### BRIEF
Pictures in the entries below are excluded; copy only the lines from the one containing "Reproduce this chart with Plotly." to the one containing "import plotly.graph_objects as go", both included.

### DATA FOR THIS EXERCISE
++++++++
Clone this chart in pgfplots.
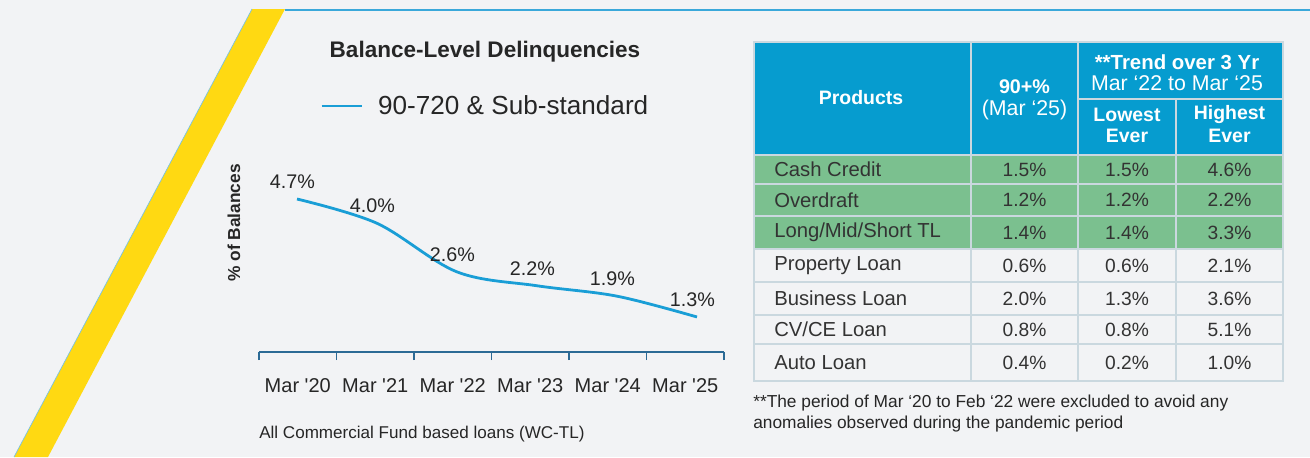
++++++++
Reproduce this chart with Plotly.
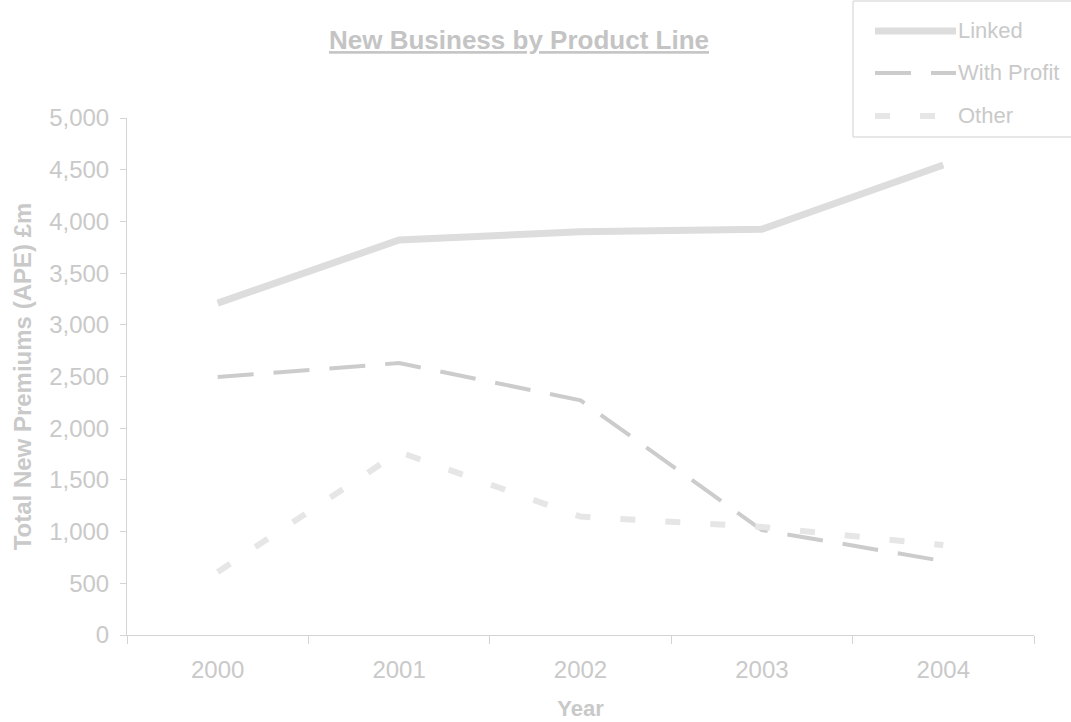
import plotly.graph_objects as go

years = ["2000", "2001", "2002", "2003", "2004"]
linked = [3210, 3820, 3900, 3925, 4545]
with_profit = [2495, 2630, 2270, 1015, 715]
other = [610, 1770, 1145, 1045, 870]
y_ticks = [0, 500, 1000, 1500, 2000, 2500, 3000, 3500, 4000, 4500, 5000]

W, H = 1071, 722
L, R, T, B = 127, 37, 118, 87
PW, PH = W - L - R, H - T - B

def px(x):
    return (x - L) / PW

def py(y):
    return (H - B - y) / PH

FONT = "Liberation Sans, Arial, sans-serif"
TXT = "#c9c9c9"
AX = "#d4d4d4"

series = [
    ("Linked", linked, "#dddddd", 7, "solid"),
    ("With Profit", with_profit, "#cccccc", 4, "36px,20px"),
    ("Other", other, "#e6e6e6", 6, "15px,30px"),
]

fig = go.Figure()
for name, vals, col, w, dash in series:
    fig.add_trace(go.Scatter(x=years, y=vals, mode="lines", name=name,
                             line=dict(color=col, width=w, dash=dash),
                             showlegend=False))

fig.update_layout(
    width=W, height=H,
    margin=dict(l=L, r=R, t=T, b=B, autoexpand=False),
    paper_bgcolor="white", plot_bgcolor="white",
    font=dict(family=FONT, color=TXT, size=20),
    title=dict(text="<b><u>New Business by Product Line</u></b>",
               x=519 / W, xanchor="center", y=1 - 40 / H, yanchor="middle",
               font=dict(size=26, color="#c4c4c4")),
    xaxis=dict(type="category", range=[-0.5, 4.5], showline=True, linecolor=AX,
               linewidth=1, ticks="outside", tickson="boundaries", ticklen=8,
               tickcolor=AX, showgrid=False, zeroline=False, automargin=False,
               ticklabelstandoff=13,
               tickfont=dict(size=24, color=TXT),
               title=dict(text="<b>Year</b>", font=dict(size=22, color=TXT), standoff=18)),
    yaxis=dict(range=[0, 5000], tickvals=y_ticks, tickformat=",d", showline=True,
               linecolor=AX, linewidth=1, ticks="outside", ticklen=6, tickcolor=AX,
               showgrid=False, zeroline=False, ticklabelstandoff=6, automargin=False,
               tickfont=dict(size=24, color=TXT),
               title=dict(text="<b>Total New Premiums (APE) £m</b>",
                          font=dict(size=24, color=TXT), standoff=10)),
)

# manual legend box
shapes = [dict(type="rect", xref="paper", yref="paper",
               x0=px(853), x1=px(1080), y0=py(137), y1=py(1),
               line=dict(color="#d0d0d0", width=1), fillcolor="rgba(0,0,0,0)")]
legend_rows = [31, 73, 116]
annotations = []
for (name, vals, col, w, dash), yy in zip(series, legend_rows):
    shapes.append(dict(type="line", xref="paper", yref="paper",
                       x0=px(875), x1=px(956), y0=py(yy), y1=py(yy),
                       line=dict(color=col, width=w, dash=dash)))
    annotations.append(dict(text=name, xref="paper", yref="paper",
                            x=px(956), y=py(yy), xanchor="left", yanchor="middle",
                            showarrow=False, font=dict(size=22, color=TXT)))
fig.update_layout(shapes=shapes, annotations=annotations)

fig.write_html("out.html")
++++++++
### RESULT BELOW
Reproduce this chart with Plotly.
import plotly.graph_objects as go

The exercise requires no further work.